En face, le Mouvement national de libération de l’Azawad (MNLA),
dans une moindre mesure le Front des Arabes, ceux de Ansar Eddine qui
accepteront de renoncer aux rapports avec Al Qaeda et filiales et donc à la violence et à la sédition, les milices
ethniques (Peules, Songhaïs…), devraient être associés à l’accord à trouver. Il
s’agit pour le Mali de faire la paix et pour la région d’éviter la partition du
Mali et de mettre fin aux activités criminelles des groupes et milices qui sont
là depuis trop longtemps.
Le
cliquetis des armes et l’ivresse des premières victoires contre des groupes
somme toute obligés à abandonner leurs positions sous les coups répétés de
l’aviation, ne peuvent faire oublier les problèmes réels qui ont conduit
plusieurs fois à la sédition dans ces régions.
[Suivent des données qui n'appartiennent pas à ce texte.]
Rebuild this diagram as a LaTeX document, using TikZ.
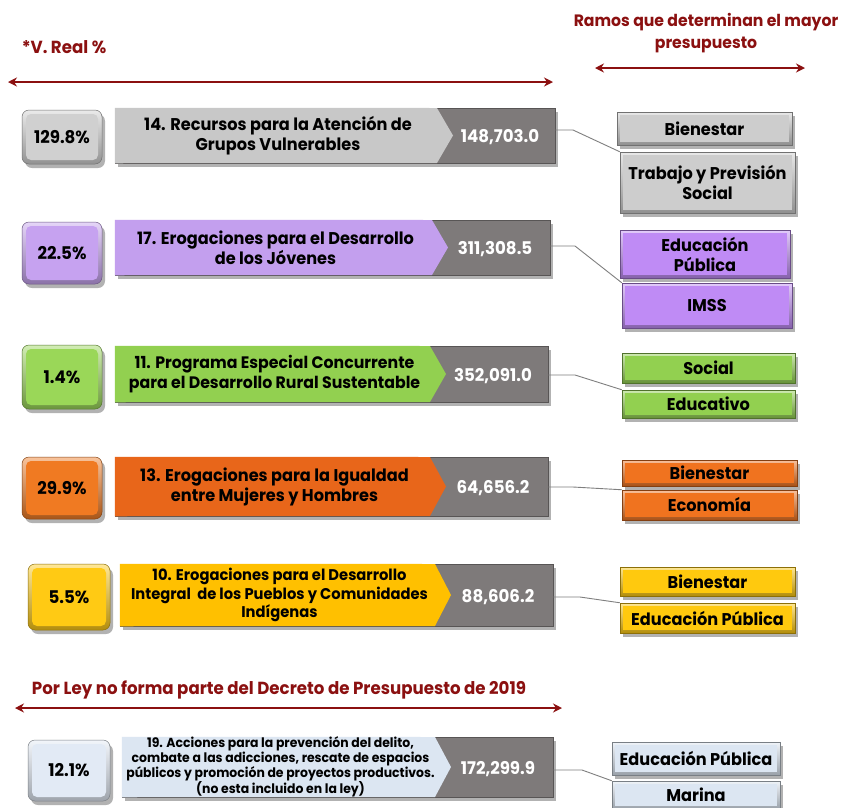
\documentclass[tikz,border=0pt]{standalone}
\usepackage{fontspec}
\setmainfont{Poppins}[FakeStretch=0.95]
\usetikzlibrary{shadows,arrows.meta}
\definecolor{dred}{HTML}{8B1010}
\definecolor{darkbar}{HTML}{7E7A7A}
\definecolor{connc}{HTML}{7F7F7F}
\definecolor{greyA}{HTML}{C8C8C8}\definecolor{greyP}{HTML}{D0D0D0}\definecolor{greyR}{HTML}{CDCDCD}
\definecolor{purA}{HTML}{C39FEE}\definecolor{purP}{HTML}{C6A2F0}\definecolor{purR}{HTML}{BF8BF5}
\definecolor{grnA}{HTML}{92D050}\definecolor{grnP}{HTML}{9AD758}\definecolor{grnR}{HTML}{92D050}
\definecolor{orA}{HTML}{E8661A}\definecolor{orP}{HTML}{F07A22}\definecolor{orR}{HTML}{F0731F}
\definecolor{yeA}{HTML}{FFC000}\definecolor{yeP}{HTML}{FFCA14}\definecolor{yeR}{HTML}{FFC90E}
\definecolor{blA}{HTML}{DCE6F2}\definecolor{blP}{HTML}{E2EAF5}\definecolor{blR}{HTML}{DCE6F2}
\tikzset{
  shd/.style={drop shadow={shadow xshift=3pt,shadow yshift=-4pt,opacity=0.3,fill=black}},
  pct/.style={rounded corners=7pt, top color=#1!45!white, bottom color=#1!70!black,
    draw=#1!55!black, line width=0.5pt, shd, inner sep=1pt,
    font=\bfseries\fontsize{17.5}{20}\selectfont,
    path picture={\fill[#1,rounded corners=5pt]
      ([shift={(4pt,-4pt)}]path picture bounding box.north west) rectangle
      ([shift={(-4pt,4pt)}]path picture bounding box.south east);}},
  rbox/.style={top color=#1!45!white, bottom color=#1!70!black,
    draw=#1!55!black, line width=0.5pt, shd, inner sep=1pt, align=center,
    font=\bfseries\fontsize{17}{20}\selectfont,
    path picture={\fill[#1]
      ([shift={(3pt,-3pt)}]path picture bounding box.north west) rectangle
      ([shift={(-3pt,3pt)}]path picture bounding box.south east);}},
  bardark/.style={fill=darkbar, draw=darkbar!70!black, line width=0.5pt, shd, inner sep=0pt},
  bartext/.style={align=center, inner sep=0pt},
  valtext/.style={text=white, font=\bfseries\fontsize{17.5}{20}\selectfont, inner sep=0pt},
  hdr/.style={text=dred, font=\bfseries\fontsize{17.5}{22}\selectfont, align=center, inner sep=0pt},
  harrow/.style={dred, line width=1.5pt, {Stealth[length=9pt,width=9pt]}-{Stealth[length=9pt,width=9pt]}},
  conn/.style={connc, line width=0.9pt}
}
% box by corners: name, style, x1, y1, x2, y2, text
\newcommand\boxat[7]{%
  \node[#2, minimum width={(#5-#3)*1pt}, minimum height={(#6-#4)*1pt}] (#1)
    at ({(#3+#5)/2},{(#4+#6)/2}) {#7};}
% bar: name, x1, y1, x2, y2, colour, text, value, font
\newcommand\rowbar[9]{%
  \node[bardark, minimum width={(#4-#2)*1pt}, minimum height={(#5-#3)*1pt}] (#1)
    at ({(#2+#4)/2},{(#3+#5)/2}) {};
  \fill[#6] (#1.north west) -- ({#4-118},#3) -- ({#4-102},{(#3+#5)/2}) -- ({#4-118},#5) -- (#1.south west) -- cycle;
  \node[bartext, font={\bfseries#9}] (#1t) at ({(#2+#4-118)/2+2},{(#3+#5)/2}) {#7};
  \node[valtext] (#1v) at ({#4-55},{(#3+#5)/2+2}) {#8};}
\begin{document}
\begin{tikzpicture}[x=1pt,y=-1pt]
\useasboundingbox (0,0) rectangle (844,807);
\fill[white] (0,0) rectangle (844,807);

% headers
\node[hdr] (h1) at (64,47) {*V. Real \%};
\coordinate (a1l) at (8,82); \coordinate (a1r) at (553,82);
\draw[harrow] (a1l) -- (a1r);
\node[hdr, font=\bfseries\fontsize{16.5}{22}\selectfont] (h2) at (706,33) {Ramos que determinan el mayor\\presupuesto};
\coordinate (a2l) at (595,68); \coordinate (a2r) at (805,68);
\draw[harrow] (a2l) -- (a2r);

% row 1
\boxat{p1}{pct=greyP}{22}{110}{102}{164}{129.8\%}
\rowbar{b1}{115}{108}{555}{163}{greyA}{14. Recursos para la Atención de\\Grupos Vulnerables}{148,703.0}{\fontsize{17}{20}\selectfont}
\boxat{r1a}{rbox=greyR}{617}{112}{792}{145}{Bienestar}
\boxat{r1b}{rbox=greyR}{620}{152}{795}{213}{Trabajo y Previsión\\Social}
\coordinate (k1) at (573,130);
\draw[conn] (b1.east |- k1) -- (k1) -- (r1b.north west);

% row 2
\boxat{p2}{pct=purP}{22}{222}{102}{284}{22.5\%}
\rowbar{b2}{115}{220}{550}{275}{purA}{17. Erogaciones para el Desarrollo\\de los Jóvenes}{311,308.5}{\fontsize{17}{20}\selectfont}
\boxat{r2a}{rbox=purR}{620}{230}{790}{278}{Educación\\Pública}
\boxat{r2b}{rbox=purR}{622}{283}{792}{328}{IMSS}
\coordinate (k2) at (575,246);
\draw[conn] (b2.east |- k2) -- (k2) -- (r2b.north west);

% row 3
\boxat{p3}{pct=grnP}{22}{345}{102}{409}{1.4\%}
\rowbar{b3}{115}{346}{548}{402}{grnA}{11. Programa Especial Concurrente\\para el Desarrollo Rural Sustentable}{352,091.0}{\fontsize{16.6}{20}\selectfont}
\boxat{r3a}{rbox=grnR}{622}{353}{795}{383}{Social}
\boxat{r3b}{rbox=grnR}{622}{390}{795}{418}{Educativo}
\coordinate (k3) at (575,375);
\draw[conn] (b3.east |- k3) -- (k3) -- (r3b.north west);

% row 4
\boxat{p4}{pct=orP}{22}{457}{102}{519}{29.9\%}
\rowbar{b4}{115}{457}{548}{516}{orA}{13. Erogaciones para la Igualdad\\entre Mujeres y Hombres}{64,656.2}{\fontsize{17}{20}\selectfont}
\boxat{r4a}{rbox=orR}{622}{460}{797}{486}{Bienestar}
\boxat{r4b}{rbox=orR}{622}{490}{797}{520}{Economía}
\coordinate (k4) at (573,487);
\draw[conn] (b4.east |- k4) -- (k4) -- (r4b.north west);

% row 5
\boxat{p5}{pct=yeP}{28}{564}{110}{630}{5.5\%}
\rowbar{b5}{120}{564}{553}{626}{yeA}{10. Erogaciones para el Desarrollo\\Integral\ \ de los Pueblos y Comunidades\\Indígenas}{88,606.2}{\fontsize{15.5}{18.5}\selectfont}
\boxat{r5a}{rbox=yeR}{620}{567}{795}{596}{Bienestar}
\boxat{r5b}{rbox=yeR}{620}{603}{795}{633}{Educación Pública}
\coordinate (k5) at (580,597);
\draw[conn] (b5.east |- k5) -- (k5) -- (r5b.north west);

% bottom header
\node[hdr] (h3) at (279,690) {Por Ley no forma parte del Decreto de Presupuesto de 2019};
\coordinate (a3l) at (15,708); \coordinate (a3r) at (562,708);
\draw[harrow] (a3l) -- (a3r);

% row 6
\boxat{p6}{pct=blP}{28}{740}{110}{801}{12.1\%}
\rowbar{b6}{122}{737}{553}{797}{blA}{19. Acciones para la prevención del delito,\\combate a las adicciones, rescate de espacios\\públicos y promoción de proyectos productivos.\\(no esta incluido en la ley)}{172,299.9}{\fontsize{13.1}{15}\selectfont}
\boxat{r6a}{rbox=blR}{612}{742}{780}{775}{Educación Pública}
\boxat{r6b}{rbox=blR}{612}{781}{780}{809}{Marina}
\coordinate (k6) at (582,770);
\draw[conn] (b6.east |- k6) -- (k6) -- (r6b.north west);
\end{tikzpicture}
\end{document}
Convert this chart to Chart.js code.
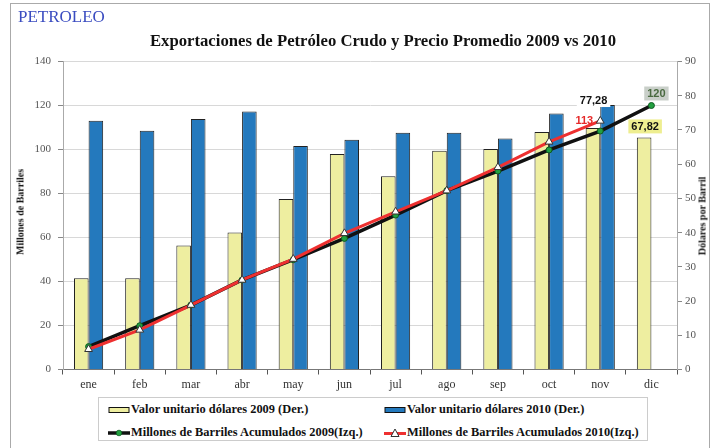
<!DOCTYPE html>
<html>
<head>
<meta charset="utf-8">
<script src="https://cdn.jsdelivr.net/npm/chart.js@4.4.0/dist/chart.umd.min.js"></script>
<style>
  html, body { margin: 0; padding: 0; background: #fff; }
  #wrap { position: relative; width: 717px; height: 448px; overflow: hidden; }
  #frame { position: absolute; left: 10px; top: 3px; width: 700px; height: 460px; border: 1px solid #aaa; box-sizing: border-box; }
  canvas { position: absolute; left: 0; top: 0; }
  .txt { position: absolute; white-space: nowrap; }
  #brand { left: 18px; top: 7px; font: 17px "Liberation Serif", serif; color: #3a4cc0; }
  #title { left: 0; width: 766px; text-align: center; top: 31px; font: bold 16.7px "Liberation Serif", serif; color: #111; }
  .ytitle { font: bold 10px "Liberation Serif", serif; color: #111; transform: translate(-50%, -50%) rotate(-90deg); }
  #legend { position: absolute; left: 98px; top: 397px; width: 550px; height: 44px; border: 1px solid #ccc; box-sizing: border-box; background: #fff; }
  .li { position: absolute; display: flex; align-items: center; font: bold 12.4px "Liberation Serif", serif; color: #111; white-space: nowrap; }
  .li svg { margin-right: 1px; }
</style>
</head>
<body>
<div id="wrap">
  <div id="frame"></div>
  <canvas id="c" width="717" height="448"></canvas>
  <div class="txt" id="brand">PETROLEO</div>
  <div class="txt" id="title">Exportaciones de Petróleo Crudo y Precio Promedio 2009 vs 2010</div>
  <div class="txt ytitle" style="left:20px; top:212px;">Millones de Barriles</div>
  <div class="txt ytitle" style="left:702px; top:216px;">Dólares por Barril</div>
  <div id="legend"></div>
</div>
<script>
// ---- data ----
const months = ['ene','feb','mar','abr','may','jun','jul','ago','sep','oct','nov','dic'];
const precio2009 = [26.7, 26.7, 36.2, 40.0, 49.8, 63.0, 56.5, 63.9, 64.4, 69.4, 70.6, 67.82];
const precio2010 = [72.7, 69.8, 73.2, 75.4, 65.3, 67.1, 69.2, 69.2, 67.5, 74.8, 77.28, null];
const barriles2009 = [10.4, 19.9, 29.3, 40.7, 49.9, 59.6, 70.2, 81.3, 90.2, 99.8, 108.4, 120];
const barriles2010 = [9.2, 18.0, 29.3, 40.7, 50.2, 61.9, 71.7, 81.3, 91.9, 103.5, 113, null];
const leftTicks = [0, 20, 40, 60, 80, 100, 120, 140];
const rightTicks = [0, 10, 20, 30, 40, 50, 60, 70, 80, 90];
const seriesNames = [
  'Valor unitario dólares 2009 (Der.)',
  'Valor unitario dólares 2010 (Der.)',
  'Millones de Barriles Acumulados 2009(Izq.)',
  'Millones de Barriles Acumulados 2010(Izq.)'
];
// labels shown on the chart: [datasetIndex, pointIndex, text]
const valueLabels = [
  [1, 10, '77,28'],
  [3, 10, '113'],
  [2, 11, '120'],
  [0, 11, '67,82']
];

const C_Y = '#eeeea0', C_B = '#2479bd', C_K = '#111111', C_R = '#ee3030';

const labelStyles = {
  '77,28': { dx: -14, dy: -5, bg: '#ffffff', fg: '#111' },
  '113':   { dx: -16, dy: 0,  bg: null,      fg: '#e62a2a' },
  '120':   { dx: 5,   dy: -12, bg: '#c9cfc9', fg: '#4a6a40' },
  '67,82': { dx: 1,   dy: -11, bg: '#eeee90', fg: '#111' }
};

const labelPlugin = {
  id: 'valueLabels',
  afterDatasetsDraw(chart) {
    const ctx = chart.ctx;
    ctx.save();
    ctx.font = 'bold 11px "Liberation Sans", Arial, sans-serif';
    ctx.textAlign = 'center';
    ctx.textBaseline = 'middle';
    valueLabels.forEach(([di, pi, text]) => {
      const el = chart.getDatasetMeta(di).data[pi];
      if (!el) return;
      const st = labelStyles[text];
      const x = el.x + st.dx, y = el.y + st.dy;
      const w = ctx.measureText(text).width;
      if (st.bg) {
        ctx.fillStyle = st.bg;
        ctx.fillRect(x - w / 2 - 3, y - 7, w + 6, 14);
      }
      ctx.fillStyle = st.fg;
      ctx.fillText(text, x, y + 0.5);
    });
    ctx.restore();
  }
};

const serif = '"Liberation Serif", "Times New Roman", serif';

new Chart(document.getElementById('c'), {
  type: 'bar',
  data: {
    labels: months,
    datasets: [
      { type: 'bar', label: seriesNames[0], data: precio2009, yAxisID: 'y1', backgroundColor: C_Y, borderColor: '#222', borderWidth: 1, order: 2 },
      { type: 'bar', label: seriesNames[1], data: precio2010, yAxisID: 'y1', backgroundColor: C_B, borderColor: '#222', borderWidth: 1, order: 3 },
      { type: 'line', label: seriesNames[2], data: barriles2009, yAxisID: 'y', borderColor: C_K, borderWidth: 3.5, pointStyle: 'circle', pointRadius: 3, pointBackgroundColor: '#22a040', pointBorderColor: '#0d5a20', pointBorderWidth: 1, tension: 0, order: 1 },
      { type: 'line', label: seriesNames[3], data: barriles2010, yAxisID: 'y', borderColor: C_R, borderWidth: 3, pointStyle: 'triangle', pointRadius: 4.5, pointBackgroundColor: '#ffffff', pointBorderColor: '#333', pointBorderWidth: 1, tension: 0, order: 0 }
    ]
  },
  options: {
    responsive: false,
    animation: false,
    layout: { padding: { top: 61.5, bottom: 53.5, left: 0, right: 0 } },
    datasets: { bar: { categoryPercentage: 0.57, barPercentage: 1.0 } },
    plugins: { legend: { display: false }, tooltip: { enabled: false }, title: { display: false } },
    scales: {
      x: {
        offset: true,
        grid: { drawOnChartArea: false, drawTicks: true, tickLength: 5, color: '#555', offset: true },
        border: { color: '#777' },
        ticks: { font: { family: serif, size: 12 }, color: '#333', padding: 3 },
        afterFit: s => { s.height = 25; }
      },
      y: {
        position: 'left', min: 0, max: 140,
        afterBuildTicks: s => { s.ticks = leftTicks.map(v => ({ value: v })); },
        ticks: { font: { family: serif, size: 11 }, color: '#555', padding: 7 },
        grid: { color: '#d8d8d8', tickColor: '#888', tickLength: 5 },
        border: { color: '#aaa' },
        afterFit: s => { s.width = 63; }
      },
      y1: {
        position: 'right', min: 0, max: 90,
        afterBuildTicks: s => { s.ticks = rightTicks.map(v => ({ value: v })); },
        ticks: { font: { family: serif, size: 11 }, color: '#555', padding: 3 },
        grid: { drawOnChartArea: false, tickColor: '#888', tickLength: 5 },
        border: { color: '#aaa' },
        afterFit: s => { s.width = 40; }
      }
    }
  },
  plugins: [labelPlugin]
});

// ---- legend ----
const markers = [
  `<svg width="22" height="8"><rect x="1" y="1.5" width="20" height="5" fill="${C_Y}" stroke="#111" stroke-width="1"/></svg>`,
  `<svg width="22" height="8"><rect x="1" y="1.5" width="20" height="5" fill="${C_B}" stroke="#111" stroke-width="1"/></svg>`,
  `<svg width="22" height="10"><line x1="0" y1="5" x2="22" y2="5" stroke="${C_K}" stroke-width="3.5"/><circle cx="11" cy="5" r="2.8" fill="#22a040" stroke="#0d5a20" stroke-width="0.8"/></svg>`,
  `<svg width="22" height="10"><line x1="0" y1="5.5" x2="22" y2="5.5" stroke="${C_R}" stroke-width="3"/><polygon points="11,1 15,8.5 7,8.5" fill="#fff" stroke="#333" stroke-width="1"/></svg>`
];
const pos = [[9, 4], [285, 4], [9, 27], [285, 27]];
const lg = document.getElementById('legend');
seriesNames.forEach((n, i) => {
  const d = document.createElement('div');
  d.className = 'li';
  d.style.left = pos[i][0] + 'px';
  d.style.top = pos[i][1] + 'px';
  d.innerHTML = markers[i] + '<span>' + n + '</span>';
  lg.appendChild(d);
});
</script>
</body>
</html>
Ils ne doivent pas non plus
occulter un fait : c’est bien sur ce genre de situation où l’intervention
occidentale est évidente que se nourrit Al Qaeda. Elle vient donc de réussir la
première étape de sa stratégie qui est celle d’amener des forces étrangères sur
le théâtre des opérations. Comment éviter la propagande favorable à
l’organisation autour de la question ? C’est une question qui devra être
rapidement traitée par les parties prenantes, à défaut de quoi elle se
retournera contre eux. L’arme de la communication est terrible. Et un appel
d’un président par intérim ne suffit pas à lui seul pour légitimer une guerre et
une occupation. Surtout que parmi les chefs de guerre ayant occupé Konna figurent bien des fils de la ville. Comment faire pour que cette guerre qui
vise effectivement à «sauver» le Mali de la déferlante terroriste venue du
Nord, ne se transforme pas en guerre de libération contre un occupant
«impérialiste» ?
Notre
pays, tout en s’abstenant de participer directement, se contentera de protéger
ses frontières pour éviter les débordements inévitables en pareilles
circonstances. Tout en apportant son soutien politique et moral à l’effort de
la communauté internationale dont le fer de lance est la France, un allié sûr
de la Mauritanie, notre pays doit être le plus ferme à rappeler «le principe de
l’intangibilité des frontières héritées de la colonisation» tout en poussant
vers la satisfaction des exigences des populations du Nord pour en finir
définitivement. C’est, depuis le début, la position de la Mauritanie, celle
plusieurs fois exprimée par ses premiers responsables. Il s’agit à présent de
travailler pour une rupture avec la gestion et les méthodes du passé. C’est le
prix à payer pour une paix réelle au Mali et une sécurisation du Sahel.